MN couple you hiked to tree line with chiming in -     2011-02-04 17:22:14
Hey Ryan it’s great to hear you and the pups are all right! We were a bit worried (and wondering) about how you crossed the raging creek with Louie & Dizzy. We really wished we could have been moving faster and able to help you cross the creek with the dogs. By the way, did Louie & Dizzy get the steaks they were promised?

We will be posting our own TR soon with the same lack of pictures in the second half as well. This was one adventure that we learned a few things on too. Thanks for posting such a detailed and well written TR!

After reading Vykadin’s post above it sounds like there was another couple from MN on MHC that day, talk about a small world.


COmedic04


Andre and Sarah!     2010-11-30 10:28:45
Hi!! I'm so glad to hear you two got down ok! When I got to the creek and had to scout around for a better crossing, I waited for a while to see if we could help each other get across safely, but after a while decided I needed to continue so as not to be stuck out too long after dark with Louie in his deteriorating condition. Thank you both so much again for your company, it definitely lifted my spirits after that horrendous boulderfield! Hope you enjoyed the rest of your vacation!

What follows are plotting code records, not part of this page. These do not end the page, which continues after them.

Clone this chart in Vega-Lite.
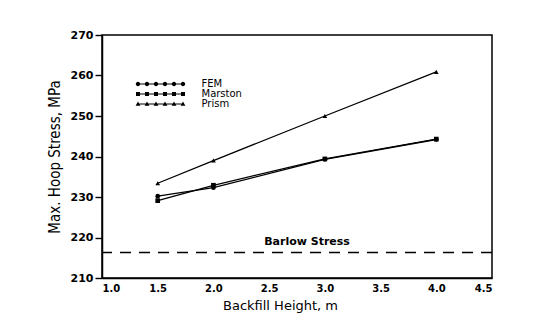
{
  "$schema": "https://vega.github.io/schema/vega-lite/v6.json",
  "autosize": {"type": "none"},
  "width": 390,
  "height": 243,
  "padding": {"left": 102, "top": 35, "right": 47, "bottom": 57},
  "background": "white",
  "config": {
    "view": {"stroke": "black", "strokeWidth": 1.5},
    "font": "DejaVu Sans"
  },
  "datasets": {
    "series": [
      {"method": "FEM", "height": 1.5, "stress": 230.2},
      {"method": "FEM", "height": 2.0, "stress": 232.3},
      {"method": "FEM", "height": 3.0, "stress": 239.3},
      {"method": "FEM", "height": 4.0, "stress": 244.2},
      {"method": "Marston", "height": 1.5, "stress": 229.1},
      {"method": "Marston", "height": 2.0, "stress": 232.9},
      {"method": "Marston", "height": 3.0, "stress": 239.4},
      {"method": "Marston", "height": 4.0, "stress": 244.3},
      {"method": "Prism", "height": 1.5, "stress": 233.4},
      {"method": "Prism", "height": 2.0, "stress": 239.0},
      {"method": "Prism", "height": 3.0, "stress": 250.0},
      {"method": "Prism", "height": 4.0, "stress": 260.9}
    ],
    "barlow": [
      {"label": "Barlow  Stress", "stress": 216.3}
    ]
  },
  "layer": [
    {
      "data": {"name": "barlow"},
      "mark": {"type": "rule", "stroke": "black", "strokeWidth": 1.3, "strokeDash": [11, 8]},
      "encoding": {
        "y": {
          "field": "stress", "type": "quantitative",
          "scale": {"domain": [210, 270], "nice": false, "zero": false},
          "axis": {
            "values": [210, 220, 230, 240, 250, 260, 270],
            "tickSize": 7,
            "tickColor": "black",
            "tickWidth": 1.4,
            "grid": false,
            "domainColor": "black",
            "domainWidth": 1.5,
            "labelFont": "DejaVu Sans",
            "labelFontSize": 11,
            "labelFontWeight": "bold",
            "labelColor": "black",
            "labelPadding": 2,
            "title": "Max. Hoop Stress, MPa",
            "titleFont": "DejaVu Sans Condensed, Roboto Condensed, Liberation Sans Narrow, DejaVu Sans",
            "titleFontSize": 15,
            "titleFontWeight": "normal",
            "titleColor": "black",
            "titlePadding": 8
          }
        }
      }
    },
    {
      "data": {"name": "barlow"},
      "mark": {"type": "text", "font": "DejaVu Sans", "fontSize": 11, "fontWeight": "bold", "dy": -10, "color": "black"},
      "encoding": {
        "x": {"datum": 2.84, "type": "quantitative"},
        "y": {"field": "stress", "type": "quantitative"},
        "text": {"field": "label"}
      }
    },
    {
      "data": {"name": "series"},
      "mark": {"type": "line", "stroke": "black", "strokeWidth": 1.3},
      "encoding": {
        "x": {
          "field": "height", "type": "quantitative",
          "scale": {"domain": [1, 4.5], "nice": false, "zero": false},
          "axis": {
            "values": [1, 1.5, 2, 2.5, 3, 3.5, 4, 4.5],
            "format": ".1f",
            "ticks": false,
            "grid": false,
            "domainColor": "black",
            "domainWidth": 1.5,
            "labelFont": "DejaVu Sans",
            "labelFontSize": 10,
            "labelFontWeight": "bold",
            "labelColor": "black",
            "labelPadding": 5,
            "labelOverlap": false,
            "title": "Backfill  Height,  m",
            "titleFont": "DejaVu Sans",
            "titleFontSize": 13,
            "titleFontWeight": "normal",
            "titleColor": "black",
            "titleX": 178,
            "titlePadding": 6
          }
        },
        "y": {"field": "stress", "type": "quantitative"},
        "detail": {"field": "method"}
      }
    },
    {
      "data": {"name": "series"},
      "transform": [{"filter": "datum.method === 'FEM'"}],
      "mark": {"type": "point", "shape": "circle", "filled": true, "color": "black", "size": 22, "opacity": 1},
      "encoding": {
        "x": {"field": "height", "type": "quantitative"},
        "y": {"field": "stress", "type": "quantitative"}
      }
    },
    {
      "data": {"name": "series"},
      "transform": [{"filter": "datum.method === 'Marston'"}],
      "mark": {"type": "point", "shape": "square", "filled": true, "color": "black", "size": 22, "opacity": 1},
      "encoding": {
        "x": {"field": "height", "type": "quantitative"},
        "y": {"field": "stress", "type": "quantitative"}
      }
    },
    {
      "data": {"name": "series"},
      "transform": [{"filter": "datum.method === 'Prism'"}],
      "mark": {"type": "point", "shape": "triangle-up", "filled": true, "color": "black", "size": 22, "opacity": 1},
      "encoding": {
        "x": {"field": "height", "type": "quantitative"},
        "y": {"field": "stress", "type": "quantitative"}
      }
    },
    {
      "data": {"name": "series"},
      "mark": {"type": "point", "filled": true, "color": "black", "size": 16, "opacity": 0},
      "encoding": {
        "x": {"field": "height", "type": "quantitative"},
        "y": {"field": "stress", "type": "quantitative"},
        "shape": {
          "field": "method", "type": "nominal",
          "scale": {
            "domain": ["FEM", "Marston", "Prism"],
            "range": [
              "M-11.25,-0.3v0.6h22.5v-0.6zM-12.35,0a1.1,1.1 0 1,0 2.2,0a1.1,1.1 0 1,0 -2.2,0M-7.85,0a1.1,1.1 0 1,0 2.2,0a1.1,1.1 0 1,0 -2.2,0M-3.35,0a1.1,1.1 0 1,0 2.2,0a1.1,1.1 0 1,0 -2.2,0M1.15,0a1.1,1.1 0 1,0 2.2,0a1.1,1.1 0 1,0 -2.2,0M5.65,0a1.1,1.1 0 1,0 2.2,0a1.1,1.1 0 1,0 -2.2,0M10.15,0a1.1,1.1 0 1,0 2.2,0a1.1,1.1 0 1,0 -2.2,0",
              "M-11.25,-0.3v0.6h22.5v-0.6zM-12.25,-1v2h2v-2zM-7.75,-1v2h2v-2zM-3.25,-1v2h2v-2zM1.25,-1v2h2v-2zM5.75,-1v2h2v-2zM10.25,-1v2h2v-2z",
              "M-11.25,-0.3v0.6h22.5v-0.6zM-11.25,-1.2l-1.2,2.1h2.4zM-6.75,-1.2l-1.2,2.1h2.4zM-2.25,-1.2l-1.2,2.1h2.4zM2.25,-1.2l-1.2,2.1h2.4zM6.75,-1.2l-1.2,2.1h2.4zM11.25,-1.2l-1.2,2.1h2.4z"
            ]
          },
          "legend": {
            "orient": "none",
            "legendX": 53.5,
            "legendY": 44,
            "title": null,
            "padding": 0,
            "rowPadding": 0,
            "symbolSize": 16,
            "symbolOpacity": 1,
            "symbolFillColor": "black",
            "symbolStrokeColor": "black",
            "symbolStrokeWidth": 0.5,
            "labelOffset": 36,
            "labelFont": "DejaVu Sans",
            "labelFontSize": 10,
            "labelColor": "black"
          }
        }
      }
    }
  ]
}
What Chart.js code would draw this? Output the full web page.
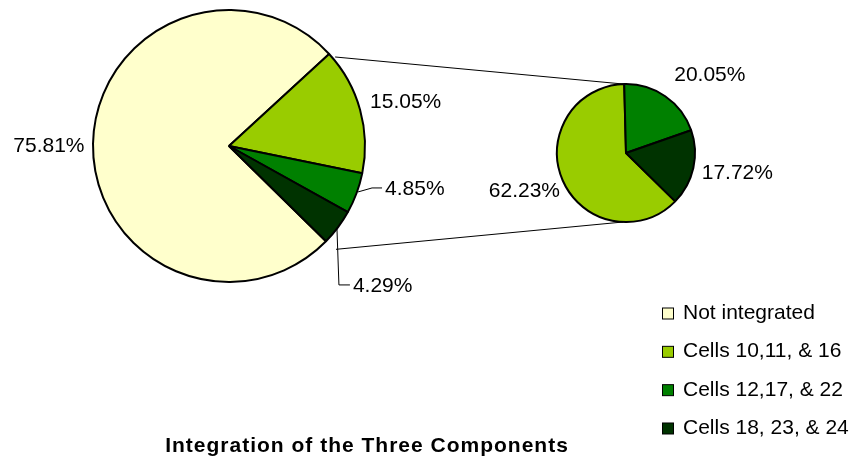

P.S. I downgraded a little to a hamburger patty for each of them when we got home.


roozers42


Louie and Dizzy     2008-08-16 18:00:58
I‘m glad you and the dogs are okay! Thanks for a well-written report that has some important lessons in it. BTW, I have Geckos named Dizzy, Ella, and Louie.


contour900


Great Report     2008-08-16 18:46:28
A super report---and it points out again that none of these peaks are cake.
This mountain beat me with a snowstorm in 1984 but I finally got even by summiting on August 8 last year.


COmedic04


Dizzy, Ella, and Louie     2008-08-16 21:48:54
Awesome! I have a friend who has two huskies named Miles and Bird.


hikeaddict

Inspiring Story     2008-08-21 11:05:44
Thanks for posting that story. I couldn‘t stop reading. It was very inspiring and reminds us all of the strengh within. Say hi to Louie and Dizzy. They are very cute.